Data Tag Homogenization#
One of the objectives of the Data Curator is to homogenize the names of the concepts represented by different data provider tags. Below are the prefixes we assign to each “block” or category of data rows, followed by the rules used to construct the final tag names.
Prefix Mapping#
fbs_ – Fundamental Balance-Sheet data rows
fcf_ – Fundamental Cash-Flow data rows
fis_ – Fundamental Income Statement data rows
f_ – Fundamental Common data rows (e.g., identifiers shared across statements)
m_ – Market data (daily, including unadjusted, split-adjusted, and dividend-and-split-adjusted)
d_ – Dividend data rows
s_ – Split data rows
Tag Construction Rules#
Single Snake_Case Identifier All tags must be a single “word” in snake_case (no spaces or hyphens), so they can be used directly as Python parameter or variable names.
Full Concept Spelled Out The tag spells out the full concept in underscore-joined words. - Avoid acronyms and abbreviations unless they are industry standards. - Examples:
fis_revenue (not fis_rev)
fbs_shareholders_equity (not fbs_sq_eq)
Natural Word Order Words appear in the order they would naturally be spoken: modifiers (adjectives) come before the main noun. - Example:
nonoperating_income (instead of income_nonoperating)
Hyphenated Prefixes Treat any hyphenated phrase as a non-hyphenated sequence.
Example: - Original label: “Non-Operating Income” - Tag: nonoperating_income
Avoiding Ambiguity with Opposing Subconcepts
If a concept can represent two opposing subconcepts depending on sign (e.g., “Income (Loss)”), only the primary subconcept is used. - Example:
Use fis_income rather than fis_income_loss.
Restricted Use of “net” Use “net” only when the subtraction is unambiguous (i.e., net after subtracting a directly opposing concept).
Examples: - fis_net_proceeds implies proceeds minus direct costs. - fis_net_cash_from_operating_activities implies operating cash inflows minus operating cash outflows.
If “net” would be ambiguous, spell out the offset using _after_ when practical.
Example: use after_tax instead of net_of_tax.

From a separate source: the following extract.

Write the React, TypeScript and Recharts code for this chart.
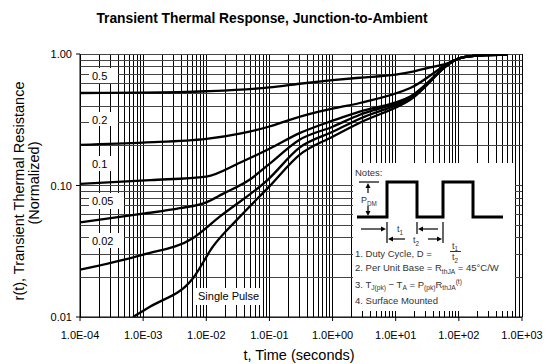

Reordering to Remove “of” Remove the conjunction “of” unless it is part of a widely recognized concept name. - Example:
Keep cost_of_revenue because “Cost of Revenue” is standard.
Convert “Depreciation of Assets” to asset_depreciation.
Aligning with US GAAP Taxonomy When a tag matches a US GAAP taxonomy concept, name it as closely as possible while enforcing the above rules. If the official taxonomy label omits a key word, include it.
Example: - Taxonomy concept “Interest Income (Expense), Operating” - Tag: fi_interest_income_operating (rather than the shorter fis_interest_income_expense).
Singular vs. Plural Use the singular form for a specific subtype (e.g., fis_interest_expense). Use the plural form for general aggregates (e.g., fis_operating_expenses).
Preferred Terminology Use stockholder instead of “shareholder.” Use noncontrolling_interest instead of “minority_interest.” Only use total when the concept is explicitly the sum of multiple subcomponents (e.g., fbs_total_debt_including_capital_lease_obligations).
Disambiguating Cash-Flow Terminology For cash-flow concepts involving net “Increase/Decrease,” use the term change: - Example: fcf_inventory_change (rather than “Inventory Increase/Decrease”).
For cash inflows, use proceeds; for outflows, use payments:
Examples: - fcf_common_stock_issuance_proceeds - fcf_preferred_stock_dividend_payments
By following these rules and using the prefixes listed above, Data Curator achieves a consistent, unambiguous naming convention across all data-provider tags.